** start SUPPLIED RECORDS **

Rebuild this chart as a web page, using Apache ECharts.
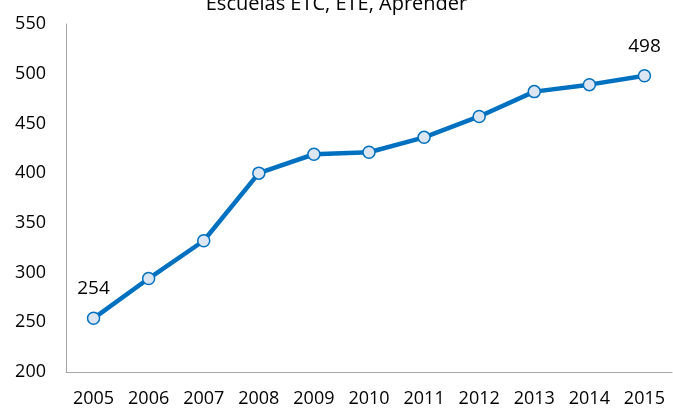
<!DOCTYPE html>
<html>
<head>
<meta charset="utf-8">
<script src="https://cdn.jsdelivr.net/npm/echarts@6/dist/echarts.min.js"></script>
<style>
html, body { margin: 0; padding: 0; background: #fff; }
#main { width: 673px; height: 410px; }
</style>
</head>
<body>
<div id="main"></div>
<script>
var years = ['2005', '2006', '2007', '2008', '2009', '2010', '2011', '2012', '2013', '2014', '2015'];
var escuelas = [254, 294, 332, 400, 419, 421, 436, 457, 482, 489, 498];
var labelled = [0, 10]; // only first and last point carry a label

var myChart = echarts.init(document.getElementById('main'));
var font = 'Open Sans';

var option = {
    animation: false,
    title: {
        text: 'Escuelas ETC, ETE, Aprender',
        left: 'center',
        top: -11,
        textStyle: { fontFamily: font, fontSize: 20, fontWeight: 'normal', color: '#000' }
    },
    grid: { left: 66, right: 1, top: 24, bottom: 38 },
    xAxis: {
        type: 'category',
        data: years,
        boundaryGap: true,
        axisLine: { lineStyle: { color: '#a6a6a6', width: 1 } },
        axisTick: { show: false },
        axisLabel: { color: '#000', fontFamily: font, fontSize: 18, margin: 18 }
    },
    yAxis: {
        type: 'value',
        min: 200,
        max: 550,
        interval: 50,
        axisLine: { show: true, lineStyle: { color: '#a6a6a6', width: 1 } },
        axisTick: { show: false },
        splitLine: { show: false },
        axisLabel: { color: '#000', fontFamily: font, fontSize: 18, margin: 20 }
    },
    series: [{
        type: 'line',
        data: escuelas.map(function (v, i) {
            return {
                value: v,
                label: { show: labelled.indexOf(i) >= 0 }
            };
        }),
        symbol: 'circle',
        symbolSize: 12,
        lineStyle: { color: '#0070c0', width: 4.5 },
        itemStyle: { color: '#dce6f2', borderColor: '#0070c0', borderWidth: 1.5 },
        label: {
            position: 'top',
            distance: 13,
            color: '#000',
            fontFamily: font,
            fontSize: 19
        }
    }]
};

myChart.setOption(option);
</script>
</body>
</html>
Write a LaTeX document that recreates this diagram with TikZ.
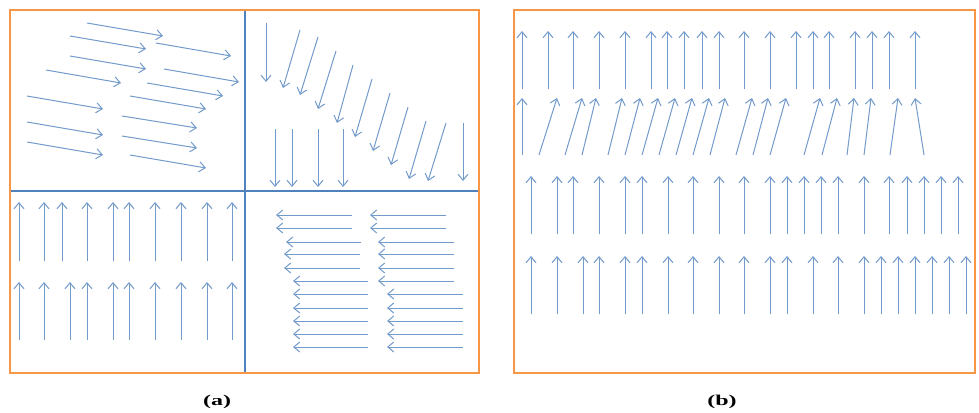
\documentclass[tikz,border=0pt]{standalone}
\usepackage{fontspec}
\setmainfont{Liberation Serif}
\usetikzlibrary{arrows.meta}
\definecolor{vecblue}{HTML}{4F81BD}
\definecolor{frameorange}{HTML}{F79646}
\tikzset{every picture/.style={line width=0.75pt}}
\tikzset{
  vec/.style={draw=vecblue!80, line width=1pt, -{Straight Barb[length=6pt,width=10pt]}},
  frame/.style={draw=frameorange, line width=2.2pt},
  divider/.style={draw=vecblue, line width=2.8pt},
  caption/.style={font=\bfseries\fontsize{15}{17}\selectfont, xscale=1.6, inner sep=0pt}
}

\begin{document}
\begin{tikzpicture}[x=1pt,y=-1pt]
    \useasboundingbox (0,0) rectangle (979,412);

    % 分隔线
    \draw[divider] (245,10) -- (245,373);
    \draw[divider] (10,191) -- (479,191);

    % 外框
    \draw[frame] (10,10) rectangle (479,373);
    \draw[frame] (514,10) rectangle (975,373);

    % (a) 左上: 向右
    \foreach \xa/\ya/\xb/\yb in {87/23/163/36, 70/36/146/49, 156/43/231/56,
        70/56/146/69, 164/69/239/82, 46/70/121/83, 147/83/223/96,
        27/96/103/109, 130/96/206/109, 122/116/197/128, 27/122/103/135,
        122/136/197/148, 27/142/103/155, 130/155/206/168}
        \draw[vec] (\xa,\ya) -- (\xb,\yb);

    % (a) 右上: 斜向下
    \foreach \xa/\ya/\xb/\yb in {266/23/266/82, 300/30/283/88, 318/37/300/95,
        336/51/318/109, 353/65/337/123, 372/79/355/137, 390/93/373/151,
        408/107/391/165, 426/121/409/179, 446/123/428/181, 463/123/463/181}
        \draw[vec] (\xa,\ya) -- (\xb,\yb);
    \foreach \x in {275,292,318,343}
        \draw[vec] (\x,129) -- (\x,187);

    % (a) 左下: 向上
    \foreach \x in {19,44,62,87,113,129,155,181,207,232}
        \draw[vec] (\x,261) -- (\x,202);
    \foreach \x in {19,44,70,87,113,129,155,181,207,232}
        \draw[vec] (\x,340) -- (\x,282);

    % (a) 右下: 向左
    \foreach \y/\xa/\xb in {215/352/276, 228/352/276, 242/361/286,
        254/360/284, 268/360/284, 281/368/293, 294/368/293, 308/368/293,
        321/368/293, 334/368/293, 347/368/293}
        \draw[vec] (\xa,\y) -- (\xb,\y);
    \foreach \y/\xa/\xb in {215/446/370, 228/446/370, 242/454/378,
        254/454/378, 268/454/378, 281/454/378, 294/463/387, 308/463/387,
        321/463/387, 334/463/387, 347/463/387}
        \draw[vec] (\xa,\y) -- (\xb,\y);

    % (b) 第一行
    \foreach \x in {522,548,573,599,625,651,667,684,702,719,744,770,796,813,
        829,855,872,889,915}
        \draw[vec] (\x,89) -- (\x,31);

    % (b) 第二行: 倾斜
    \foreach \xa/\xb in {522/522, 539/557, 565/582, 582/596, 608/622,
        625/640, 642/658, 659/675, 676/692, 693/709, 710/725, 736/752,
        753/768, 770/786, 804/820, 822/837, 847/854, 864/871, 890/898,
        924/915}
        \draw[vec] (\xa,155) -- (\xb,98);

    % (b) 第三、四行
    \foreach \x in {531,557,573,599,625,642,668,693,719,744,770,787,804,821,
        838,864,889,907,924,941,958}
        \draw[vec] (\x,234) -- (\x,176);
    \foreach \x in {531,557,583,599,625,642,668,693,719,744,770,787,813,838,
        864,881,898,915,932,949,966}
        \draw[vec] (\x,314) -- (\x,256);

    % 标注
    \node[caption] (capa) at (217,402) {(a)};
    \node[caption] (capb) at (722,402) {(b)};
\end{tikzpicture}
\end{document}
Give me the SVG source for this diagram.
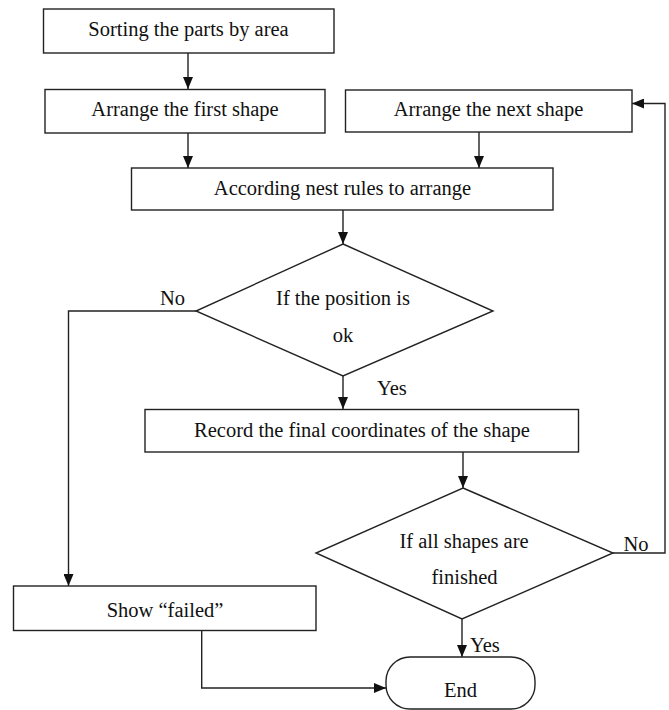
<svg xmlns="http://www.w3.org/2000/svg" width="669" height="710" viewBox="0 0 669 710">
<style>
.box{fill:#fff;stroke:#222;stroke-width:1.4}
.ln{fill:none;stroke:#222;stroke-width:1.4}
text{font-family:"Liberation Serif","Times New Roman",serif;font-size:20.5px;fill:#111}
.c{text-anchor:middle}
</style>
<defs>
<marker id="ah" viewBox="0 0 12 10" refX="12" refY="5" markerWidth="12" markerHeight="10" markerUnits="userSpaceOnUse" orient="auto">
<path d="M0,0 L12,5 L0,10 Z" fill="#111"/>
</marker>
</defs>
<g id="connectors">
<line class="ln" x1="188" y1="53" x2="188" y2="89" marker-end="url(#ah)"/>
<line class="ln" x1="188" y1="133" x2="188" y2="168" marker-end="url(#ah)"/>
<line class="ln" x1="479" y1="132" x2="479" y2="168" marker-end="url(#ah)"/>
<line class="ln" x1="343" y1="210" x2="343" y2="244" marker-end="url(#ah)"/>
<polyline class="ln" points="196,311 68.5,311 68.5,586" marker-end="url(#ah)"/>
<line class="ln" x1="343" y1="376" x2="343" y2="409" marker-end="url(#ah)"/>
<line class="ln" x1="463" y1="452" x2="463" y2="488" marker-end="url(#ah)"/>
<polyline class="ln" points="613,553 665,553 665,103.5 632,103.5" marker-end="url(#ah)"/>
<line class="ln" x1="462" y1="619" x2="462" y2="657" marker-end="url(#ah)"/>
<polyline class="ln" points="201.7,631 201.7,688 386,688" marker-end="url(#ah)"/>
</g>
<g id="n1"><rect class="box" x="43.5" y="9" width="290.5" height="44"/><text class="c" x="188.5" y="36">Sorting the parts by area</text></g>
<g id="n2"><rect class="box" x="45" y="89.5" width="280" height="43.5"/><text class="c" x="185" y="116">Arrange the first shape</text></g>
<g id="n3"><rect class="box" x="345.5" y="90" width="286.5" height="42"/><text class="c" x="488.5" y="116">Arrange the next shape</text></g>
<g id="n4"><rect class="box" x="131.5" y="168" width="421.5" height="42"/><text class="c" x="342.5" y="195">According nest rules to arrange</text></g>
<g id="n5"><polygon class="box" points="343,244 493,311 343,376 196,311"/><text class="c" x="343" y="305">If the position is</text><text class="c" x="343" y="341.5">ok</text></g>
<g id="n6"><rect class="box" x="145" y="409.5" width="433.5" height="42.5"/><text class="c" x="362" y="436.5">Record the final coordinates of the shape</text></g>
<g id="n7"><polygon class="box" points="463,488 613,553 462,619 316,553"/><text class="c" x="464" y="547.5">If all shapes are</text><text class="c" x="464.5" y="584">finished</text></g>
<g id="n8"><rect class="box" x="13.5" y="586" width="302.5" height="44.5"/><text class="c" x="165" y="616.5">Show “failed”</text></g>
<g id="n9"><rect class="box" x="386" y="657" width="149" height="52" rx="24" ry="24"/><text class="c" x="460.5" y="696.5">End</text></g>
<g id="labels">
<text class="c" x="172.5" y="305">No</text>
<text x="377" y="395">Yes</text>
<text x="623.5" y="550.5">No</text>
<text x="470" y="651.5">Yes</text>
</g>
</svg>
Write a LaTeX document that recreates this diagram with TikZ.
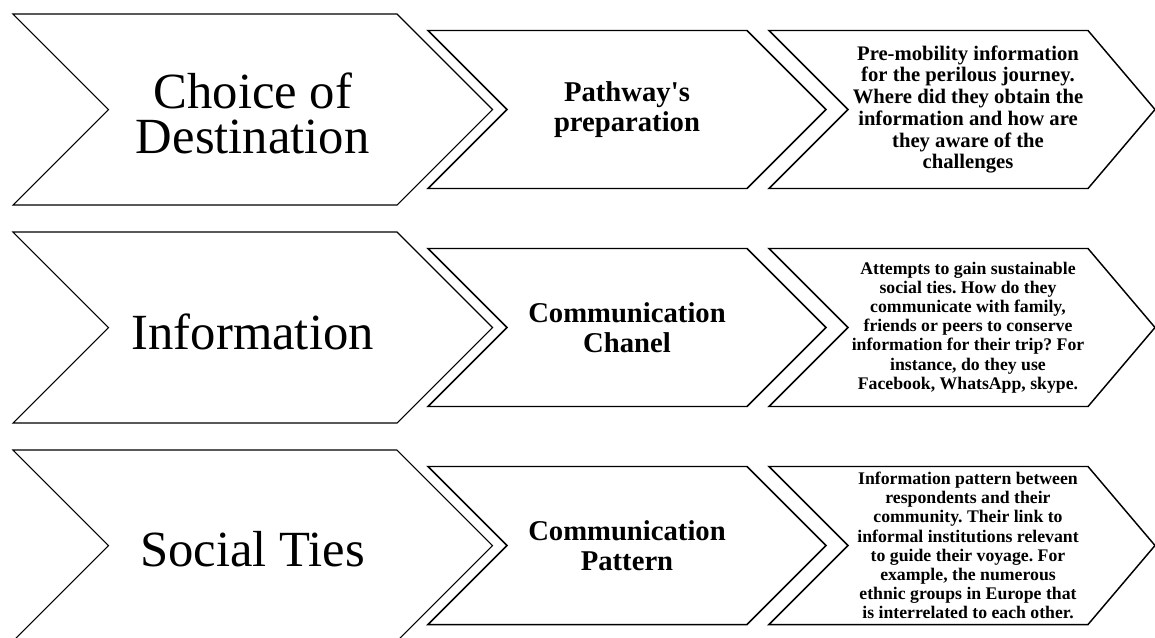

** end SUPPLIED RECORDS **

THE REQUEST:
Each line from the top of the material through the line containing "var font = 'Open Sans';" should be reproduced exactly; please drop any images.

ANSWER:
Rebuild this chart as a web page, using Apache ECharts.
<!DOCTYPE html>
<html>
<head>
<meta charset="utf-8">
<script src="https://cdn.jsdelivr.net/npm/echarts@6/dist/echarts.min.js"></script>
<style>
html, body { margin: 0; padding: 0; background: #fff; }
#main { width: 673px; height: 410px; }
</style>
</head>
<body>
<div id="main"></div>
<script>
var years = ['2005', '2006', '2007', '2008', '2009', '2010', '2011', '2012', '2013', '2014', '2015'];
var escuelas = [254, 294, 332, 400, 419, 421, 436, 457, 482, 489, 498];
var labelled = [0, 10]; // only first and last point carry a label

var myChart = echarts.init(document.getElementById('main'));
var font = 'Open Sans';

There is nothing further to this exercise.